• **SET PROBLEM**: Search the listing below for the string "drawn" and copy every line where it occurs.

• **RECORDED INFORMATION**:
______
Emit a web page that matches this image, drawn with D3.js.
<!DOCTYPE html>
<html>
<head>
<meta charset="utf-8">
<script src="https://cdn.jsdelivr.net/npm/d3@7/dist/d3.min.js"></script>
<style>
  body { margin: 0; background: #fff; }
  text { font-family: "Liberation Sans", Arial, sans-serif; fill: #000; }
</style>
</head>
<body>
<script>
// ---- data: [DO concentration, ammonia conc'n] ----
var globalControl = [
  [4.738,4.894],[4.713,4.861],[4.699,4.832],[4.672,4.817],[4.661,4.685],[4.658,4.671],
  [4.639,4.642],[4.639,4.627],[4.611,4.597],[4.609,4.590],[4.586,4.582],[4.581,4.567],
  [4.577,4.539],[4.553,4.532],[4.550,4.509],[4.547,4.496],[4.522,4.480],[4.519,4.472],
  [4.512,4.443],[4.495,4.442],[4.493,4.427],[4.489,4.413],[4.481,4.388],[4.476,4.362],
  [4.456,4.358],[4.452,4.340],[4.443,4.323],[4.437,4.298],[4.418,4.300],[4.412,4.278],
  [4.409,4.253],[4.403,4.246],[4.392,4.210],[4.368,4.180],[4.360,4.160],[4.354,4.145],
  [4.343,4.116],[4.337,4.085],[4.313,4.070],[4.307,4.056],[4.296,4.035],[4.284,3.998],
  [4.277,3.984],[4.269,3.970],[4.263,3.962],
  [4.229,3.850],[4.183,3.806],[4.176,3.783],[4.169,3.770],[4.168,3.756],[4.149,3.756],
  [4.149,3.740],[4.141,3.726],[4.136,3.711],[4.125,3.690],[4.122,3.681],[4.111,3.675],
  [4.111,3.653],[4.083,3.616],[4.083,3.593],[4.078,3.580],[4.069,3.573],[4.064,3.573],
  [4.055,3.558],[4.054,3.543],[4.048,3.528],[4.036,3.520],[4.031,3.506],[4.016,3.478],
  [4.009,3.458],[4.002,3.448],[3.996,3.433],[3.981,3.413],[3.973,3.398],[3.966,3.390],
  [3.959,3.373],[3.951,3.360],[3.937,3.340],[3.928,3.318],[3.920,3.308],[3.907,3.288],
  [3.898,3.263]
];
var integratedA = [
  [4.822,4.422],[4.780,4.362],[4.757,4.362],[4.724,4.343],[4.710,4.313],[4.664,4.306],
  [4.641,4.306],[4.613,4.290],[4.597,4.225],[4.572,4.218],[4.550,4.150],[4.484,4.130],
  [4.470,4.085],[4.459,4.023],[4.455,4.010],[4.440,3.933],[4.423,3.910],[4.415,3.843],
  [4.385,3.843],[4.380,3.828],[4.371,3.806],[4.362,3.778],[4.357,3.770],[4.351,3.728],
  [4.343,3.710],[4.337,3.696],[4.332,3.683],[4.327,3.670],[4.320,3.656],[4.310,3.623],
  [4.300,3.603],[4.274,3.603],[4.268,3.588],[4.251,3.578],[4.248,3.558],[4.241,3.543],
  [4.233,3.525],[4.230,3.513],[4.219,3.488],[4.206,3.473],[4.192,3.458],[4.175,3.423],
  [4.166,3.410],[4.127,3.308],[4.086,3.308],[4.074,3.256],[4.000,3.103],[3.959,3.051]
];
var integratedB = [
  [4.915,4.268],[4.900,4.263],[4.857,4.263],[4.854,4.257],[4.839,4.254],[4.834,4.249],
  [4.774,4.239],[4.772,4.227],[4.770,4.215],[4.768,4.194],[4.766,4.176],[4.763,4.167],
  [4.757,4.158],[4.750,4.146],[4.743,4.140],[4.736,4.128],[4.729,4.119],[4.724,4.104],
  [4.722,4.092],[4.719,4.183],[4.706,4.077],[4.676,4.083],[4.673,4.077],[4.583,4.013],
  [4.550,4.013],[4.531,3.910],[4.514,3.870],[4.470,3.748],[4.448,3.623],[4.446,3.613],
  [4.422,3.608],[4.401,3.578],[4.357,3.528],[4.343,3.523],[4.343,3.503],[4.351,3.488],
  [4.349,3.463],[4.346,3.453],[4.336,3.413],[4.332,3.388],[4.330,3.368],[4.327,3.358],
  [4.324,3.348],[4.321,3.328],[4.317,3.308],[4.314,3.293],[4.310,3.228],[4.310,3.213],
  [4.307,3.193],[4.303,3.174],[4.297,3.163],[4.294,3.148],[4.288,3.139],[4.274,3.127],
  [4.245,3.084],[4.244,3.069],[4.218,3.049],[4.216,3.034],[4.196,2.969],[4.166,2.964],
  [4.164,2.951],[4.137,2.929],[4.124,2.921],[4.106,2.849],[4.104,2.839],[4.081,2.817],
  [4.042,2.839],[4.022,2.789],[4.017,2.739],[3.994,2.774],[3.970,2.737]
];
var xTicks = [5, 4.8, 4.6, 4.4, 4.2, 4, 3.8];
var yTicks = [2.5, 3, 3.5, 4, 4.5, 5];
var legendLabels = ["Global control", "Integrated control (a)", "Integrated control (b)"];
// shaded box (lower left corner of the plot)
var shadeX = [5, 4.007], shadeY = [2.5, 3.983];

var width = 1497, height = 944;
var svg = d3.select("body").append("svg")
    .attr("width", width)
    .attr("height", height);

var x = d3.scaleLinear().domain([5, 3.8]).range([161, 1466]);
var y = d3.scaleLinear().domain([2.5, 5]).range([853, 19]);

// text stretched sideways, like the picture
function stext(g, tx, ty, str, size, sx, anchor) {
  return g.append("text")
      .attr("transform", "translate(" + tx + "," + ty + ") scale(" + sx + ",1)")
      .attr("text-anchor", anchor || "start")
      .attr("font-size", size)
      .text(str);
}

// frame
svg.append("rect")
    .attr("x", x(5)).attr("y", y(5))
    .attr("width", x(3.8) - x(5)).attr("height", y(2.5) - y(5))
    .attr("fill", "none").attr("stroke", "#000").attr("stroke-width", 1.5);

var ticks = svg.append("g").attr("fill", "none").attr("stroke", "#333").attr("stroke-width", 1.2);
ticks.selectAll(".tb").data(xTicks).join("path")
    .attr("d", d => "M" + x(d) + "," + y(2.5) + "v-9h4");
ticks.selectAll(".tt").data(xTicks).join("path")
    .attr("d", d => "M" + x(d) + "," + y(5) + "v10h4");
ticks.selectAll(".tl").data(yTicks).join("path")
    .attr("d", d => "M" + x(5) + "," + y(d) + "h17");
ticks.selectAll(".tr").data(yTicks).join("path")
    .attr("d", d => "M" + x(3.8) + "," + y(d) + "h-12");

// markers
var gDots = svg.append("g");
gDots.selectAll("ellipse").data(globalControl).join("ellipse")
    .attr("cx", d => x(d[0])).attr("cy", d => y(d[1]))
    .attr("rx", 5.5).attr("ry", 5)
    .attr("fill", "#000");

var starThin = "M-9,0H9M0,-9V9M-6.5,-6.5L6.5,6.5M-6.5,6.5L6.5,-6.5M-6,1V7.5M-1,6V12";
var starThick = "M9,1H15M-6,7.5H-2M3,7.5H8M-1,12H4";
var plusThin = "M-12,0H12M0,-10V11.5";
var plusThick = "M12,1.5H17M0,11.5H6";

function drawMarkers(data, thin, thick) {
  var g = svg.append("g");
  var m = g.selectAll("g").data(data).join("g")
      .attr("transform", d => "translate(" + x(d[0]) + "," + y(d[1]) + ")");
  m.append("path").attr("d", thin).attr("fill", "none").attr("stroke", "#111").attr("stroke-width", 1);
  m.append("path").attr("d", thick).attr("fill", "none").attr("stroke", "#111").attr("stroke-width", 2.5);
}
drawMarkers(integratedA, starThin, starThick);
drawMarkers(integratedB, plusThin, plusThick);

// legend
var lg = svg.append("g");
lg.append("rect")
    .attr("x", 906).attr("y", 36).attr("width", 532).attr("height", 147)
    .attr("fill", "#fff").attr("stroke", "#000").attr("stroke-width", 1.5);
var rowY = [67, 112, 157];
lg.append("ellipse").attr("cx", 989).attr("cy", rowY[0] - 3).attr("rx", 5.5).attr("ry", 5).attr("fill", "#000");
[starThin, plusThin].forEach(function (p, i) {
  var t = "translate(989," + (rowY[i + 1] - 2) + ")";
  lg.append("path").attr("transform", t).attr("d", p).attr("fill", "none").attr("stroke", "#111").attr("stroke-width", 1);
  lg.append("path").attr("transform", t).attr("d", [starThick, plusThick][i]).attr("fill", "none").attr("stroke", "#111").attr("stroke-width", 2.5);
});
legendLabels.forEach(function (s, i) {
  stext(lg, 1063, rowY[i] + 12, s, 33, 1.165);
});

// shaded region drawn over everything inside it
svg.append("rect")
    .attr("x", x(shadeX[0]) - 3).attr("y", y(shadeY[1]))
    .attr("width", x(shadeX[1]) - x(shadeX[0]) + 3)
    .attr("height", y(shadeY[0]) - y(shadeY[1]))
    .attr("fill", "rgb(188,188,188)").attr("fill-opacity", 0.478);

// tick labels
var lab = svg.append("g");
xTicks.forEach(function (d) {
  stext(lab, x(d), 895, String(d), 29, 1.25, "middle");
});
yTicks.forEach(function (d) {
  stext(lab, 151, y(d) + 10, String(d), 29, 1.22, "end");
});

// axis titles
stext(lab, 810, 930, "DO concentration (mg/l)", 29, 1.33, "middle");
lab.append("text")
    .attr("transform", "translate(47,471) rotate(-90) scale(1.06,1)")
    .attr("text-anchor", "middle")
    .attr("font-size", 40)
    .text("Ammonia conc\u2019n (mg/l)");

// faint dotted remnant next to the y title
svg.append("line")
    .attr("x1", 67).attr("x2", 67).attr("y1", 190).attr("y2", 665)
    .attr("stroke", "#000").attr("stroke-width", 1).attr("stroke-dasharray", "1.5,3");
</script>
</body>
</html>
______
• **SOLUTION TO THIS TASK**:
Emit a web page that matches this image, drawn with D3.js.
// shaded region drawn over everything inside it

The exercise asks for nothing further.